--- Given data ---
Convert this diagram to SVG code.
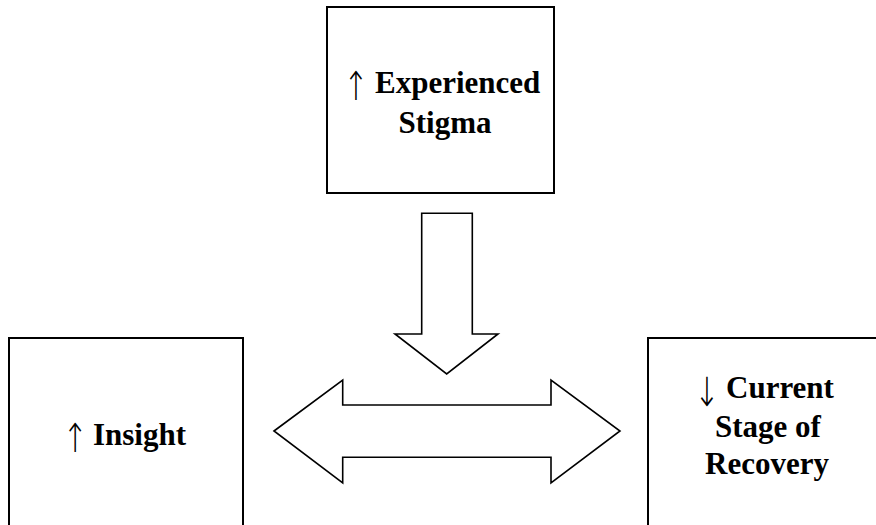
<svg xmlns="http://www.w3.org/2000/svg" width="876" height="525" viewBox="0 0 876 525">
<style>
.box{fill:#fff;stroke:#000;stroke-width:2}
.arr{fill:#fff;stroke:#000;stroke-width:1.6;stroke-linejoin:miter}
.t{font-family:"Liberation Serif","Times New Roman",serif;font-weight:bold;font-size:31px;fill:#000}
.c{text-anchor:middle}
.sym{font-family:"DejaVu Sans",serif;font-weight:200;font-size:40px;text-anchor:middle;fill:#000}
</style>
<rect width="876" height="525" fill="#fff"/>
<g id="connectors">
<path class="arr" d="M421.7,213.3 H472.3 V334 H498 L446.7,374 L395,334 H421.7 Z"/>
<path class="arr" d="M274,431 L342.7,380 V405 H551 V380 L620,431 L551,483 V457.3 H342.7 V483 Z"/>
</g>
<g id="stigma">
<rect class="box" x="327" y="7" width="227" height="186"/>
<text class="sym" transform="translate(355.7,100) scale(0.75,1)">↑</text>
<text class="t" x="375" y="93.3">Experienced</text>
<text class="t c" x="445" y="133">Stigma</text>
</g>
<g id="insight">
<rect class="box" x="9" y="338" width="234" height="200"/>
<text class="sym" transform="translate(75,451.5) scale(0.75,1)">↑</text>
<text class="t" x="93" y="445">Insight</text>
</g>
<g id="recovery">
<rect class="box" x="648" y="338" width="240" height="200"/>
<text class="sym" transform="translate(706.7,406) scale(0.75,1)">↓</text>
<text class="t" x="726" y="398">Current</text>
<text class="t c" x="768" y="437">Stage of</text>
<text class="t c" x="767" y="474">Recovery</text>
</g>
</svg>
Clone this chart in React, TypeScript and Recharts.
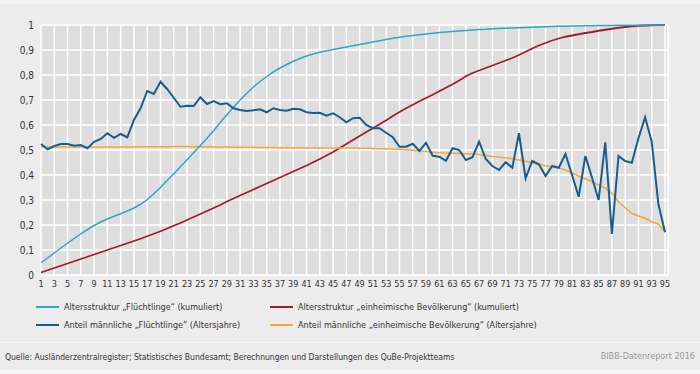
import { LineChart, Line, XAxis, YAxis, CartesianGrid } from "recharts";

const ages = Array.from({ length: 95 }, (_, i) => i + 1);
const xTicks = ages.filter((a) => a % 2 === 1);
const yTicks = [0, 0.1, 0.2, 0.3, 0.4, 0.5, 0.6, 0.7, 0.8, 0.9, 1];

// Altersstruktur „Flüchtlinge" (kumuliert)
const fluechtlingeKum = [
  0.05, 0.068, 0.088, 0.108, 0.127, 0.146, 0.165, 0.182, 0.198, 0.212,
  0.224, 0.235, 0.245, 0.256, 0.268, 0.283, 0.302, 0.325, 0.35, 0.378,
  0.405, 0.433, 0.461, 0.49, 0.518, 0.547, 0.577, 0.61, 0.641, 0.671,
  0.7, 0.727, 0.752, 0.774, 0.794, 0.812, 0.828, 0.842, 0.855, 0.866,
  0.876, 0.884, 0.891, 0.897, 0.902, 0.907, 0.912, 0.917, 0.922, 0.927,
  0.932, 0.937, 0.942, 0.947, 0.951, 0.955, 0.958, 0.961, 0.964, 0.967,
  0.97, 0.972, 0.974, 0.976, 0.978, 0.98, 0.982, 0.983, 0.985, 0.986,
  0.987, 0.988, 0.989, 0.99, 0.991, 0.992, 0.993, 0.994, 0.995, 0.995,
  0.996, 0.996, 0.997, 0.997, 0.998, 0.998, 0.998, 0.999, 0.999, 0.999,
  0.999, 1, 1, 1, 1,
];

// Altersstruktur „einheimische Bevölkerung" (kumuliert)
const einheimischKum = [
  0.01, 0.019, 0.028, 0.037, 0.046, 0.055, 0.064, 0.073, 0.082, 0.091,
  0.1, 0.109, 0.118, 0.127, 0.136, 0.145, 0.155, 0.165, 0.175, 0.186,
  0.197, 0.208, 0.22, 0.232, 0.244, 0.256, 0.268, 0.28, 0.294, 0.306,
  0.318, 0.33, 0.342, 0.354, 0.366, 0.378, 0.39, 0.402, 0.414, 0.426,
  0.438, 0.451, 0.464, 0.478, 0.492, 0.508, 0.524, 0.54, 0.556, 0.572,
  0.587, 0.603, 0.619, 0.636, 0.652, 0.667, 0.681, 0.695, 0.708, 0.721,
  0.735, 0.749, 0.763, 0.778, 0.795, 0.808, 0.818, 0.828, 0.838, 0.848,
  0.858, 0.868, 0.88, 0.893, 0.906, 0.918, 0.928, 0.938, 0.946, 0.953,
  0.958, 0.963, 0.968, 0.972, 0.977, 0.981, 0.985, 0.989, 0.992, 0.995,
  0.997, 0.998, 0.999, 1, 1,
];

// Anteil männliche „Flüchtlinge" (Altersjahre)
const fluechtlingeMaennlich = [
  0.524, 0.503, 0.516, 0.524, 0.524, 0.517, 0.52, 0.507, 0.533, 0.544,
  0.567, 0.549, 0.564, 0.551, 0.62, 0.667, 0.736, 0.724, 0.773, 0.744,
  0.709, 0.673, 0.677, 0.676, 0.711, 0.684, 0.696, 0.683, 0.687, 0.667,
  0.66, 0.656, 0.659, 0.663, 0.651, 0.667, 0.66, 0.657, 0.665, 0.663,
  0.651, 0.648, 0.649, 0.637, 0.647, 0.631, 0.611, 0.627, 0.629, 0.6,
  0.587, 0.587, 0.569, 0.551, 0.513, 0.513, 0.525, 0.496, 0.529, 0.477,
  0.473, 0.457, 0.507, 0.5, 0.46, 0.471, 0.533, 0.464, 0.436, 0.42,
  0.451, 0.429, 0.567, 0.387, 0.456, 0.443, 0.396, 0.436, 0.429, 0.484,
  0.4, 0.313, 0.476, 0.39, 0.3, 0.531, 0.164, 0.476, 0.456, 0.449,
  0.547, 0.631, 0.533, 0.284, 0.171,
];

// Anteil männliche „einheimische Bevölkerung" (Altersjahre)
const einheimischMaennlich = [
  0.513, 0.512, 0.512, 0.512, 0.512, 0.512, 0.512, 0.512, 0.512, 0.512,
  0.512, 0.512, 0.512, 0.512, 0.512, 0.513, 0.513, 0.513, 0.513, 0.513,
  0.514, 0.514, 0.514, 0.513, 0.513, 0.513, 0.512, 0.512, 0.512, 0.511,
  0.511, 0.511, 0.511, 0.51, 0.51, 0.51, 0.509, 0.509, 0.509, 0.509,
  0.508, 0.508, 0.508, 0.508, 0.508, 0.508, 0.508, 0.508, 0.507, 0.507,
  0.506, 0.505, 0.505, 0.504, 0.503, 0.501, 0.499, 0.497, 0.494, 0.491,
  0.489, 0.488, 0.487, 0.486, 0.485, 0.484, 0.482, 0.478, 0.474, 0.471,
  0.469, 0.465, 0.46, 0.455, 0.449, 0.443, 0.437, 0.433, 0.427, 0.42,
  0.408, 0.396, 0.385, 0.373, 0.36, 0.347, 0.327, 0.293, 0.269, 0.247,
  0.236, 0.227, 0.213, 0.204, 0.173,
];

const seriesNames = [
  "Altersstruktur „Flüchtlinge“ (kumuliert)",
  "Altersstruktur „einheimische Bevölkerung“ (kumuliert)",
  "Anteil männliche „Flüchtlinge“ (Altersjahre)",
  "Anteil männliche „einheimische Bevölkerung“ (Altersjahre)",
];
const seriesColors = ["#2fa5ca", "#a51b2c", "#175e8e", "#f2a63b"];

const rows = ages.map((age, i) => ({
  age,
  fk: fluechtlingeKum[i],
  ek: einheimischKum[i],
  fm: fluechtlingeMaennlich[i],
  em: einheimischMaennlich[i],
}));

const font = "'DejaVu Sans Condensed', 'Roboto', sans-serif";
const fmt = (v: number) => String(Math.round(v * 10) / 10).replace(".", ",");

function LegendItem({ color, label, x, y }: { color: string; label: string; x: number; y: number }) {
  return (
    <div style={{ position: "absolute", left: x, top: y, display: "flex", alignItems: "center" }}>
      <div style={{ width: 23, height: 2, background: color, marginRight: 5 }} />
      <span style={{ fontSize: 9, color: "#333", whiteSpace: "nowrap" }}>{label}</span>
    </div>
  );
}

export default function App() {
  return (
    <div
      style={{
        position: "absolute",
        left: 0,
        top: 0,
        width: 700,
        height: 374,
        background: "#ececec",
        fontFamily: font,
        overflow: "hidden",
      }}
    >
      <div style={{ position: "absolute", left: 0, top: 0, width: 700, height: 4, background: "#f4f4f4" }} />
      <div style={{ position: "absolute", left: 0, top: 342, width: 700, height: 1, background: "#f6f6f6" }} />
      <div style={{ position: "absolute", left: 0, top: 370, width: 700, height: 4, background: "#f6f6f6" }} />
      <div style={{ position: "absolute", left: 0, top: 0 }}>
        <LineChart width={700} height={300} data={rows} margin={{ top: 25, right: 32, bottom: 5, left: 0 }}>
          <CartesianGrid stroke="#ffffff" strokeWidth={1.5} fill="#dedede" fillOpacity={1} />
          <XAxis
            dataKey="age"
            type="number"
            domain={[1, 95]}
            ticks={xTicks}
            interval={0}
            padding={{ left: 0, right: 3 }}
            axisLine={false}
            tickLine={false}
            tickSize={4}
            tickMargin={2}
            height={20}
            tick={{ fontSize: 9, fill: "#333", fontFamily: font }}
          />
          <YAxis
            type="number"
            domain={[0, 1]}
            ticks={yTicks}
            interval={0}
            width={41}
            axisLine={false}
            tickLine={false}
            tickSize={4}
            tickMargin={3}
            tickFormatter={fmt}
            tick={{ fontSize: 10, fill: "#333", fontFamily: font }}
          />
          <Line dataKey="ek" stroke={seriesColors[1]} strokeWidth={1.8} dot={false} isAnimationActive={false} />
          <Line dataKey="em" stroke={seriesColors[3]} strokeWidth={1.5} dot={false} isAnimationActive={false} />
          <Line dataKey="fk" stroke={seriesColors[0]} strokeWidth={1.5} dot={false} isAnimationActive={false} />
          <Line dataKey="fm" stroke={seriesColors[2]} strokeWidth={2} dot={false} isAnimationActive={false} />
        </LineChart>
      </div>
      <LegendItem color={seriesColors[0]} label={seriesNames[0]} x={36} y={302} />
      <LegendItem color={seriesColors[1]} label={seriesNames[1]} x={270} y={302} />
      <LegendItem color={seriesColors[2]} label={seriesNames[2]} x={36} y={320} />
      <LegendItem color={seriesColors[3]} label={seriesNames[3]} x={270} y={320} />
      <div style={{ position: "absolute", left: 5, top: 352, fontSize: 8.5, color: "#333", whiteSpace: "nowrap" }}>
        Quelle: Ausländerzentralregister; Statistisches Bundesamt; Berechnungen und Darstellungen des QuBe-Projektteams
      </div>
      <div style={{ position: "absolute", right: 5, top: 351, fontSize: 9, color: "#9a9a9a", whiteSpace: "nowrap" }}>
        BIBB-Datenreport 2016
      </div>
    </div>
  );
}
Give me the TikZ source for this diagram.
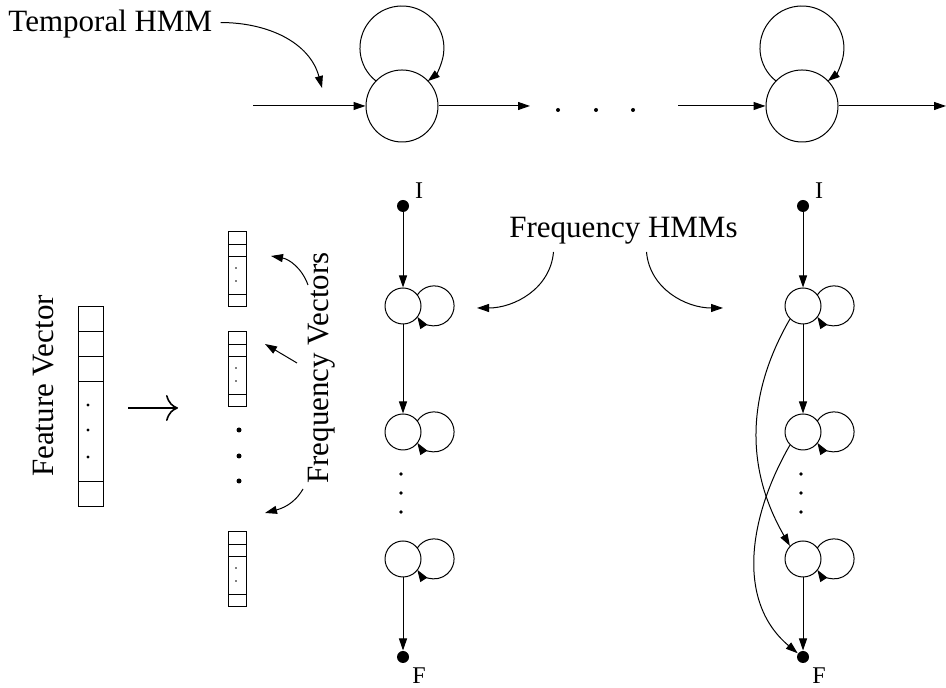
---
### What you have to do:
Filter the listing above for the string "diagram" and copy every matching line.

### Full output:
Convert this diagram to SVG code.
Give me the TikZ source for this diagram.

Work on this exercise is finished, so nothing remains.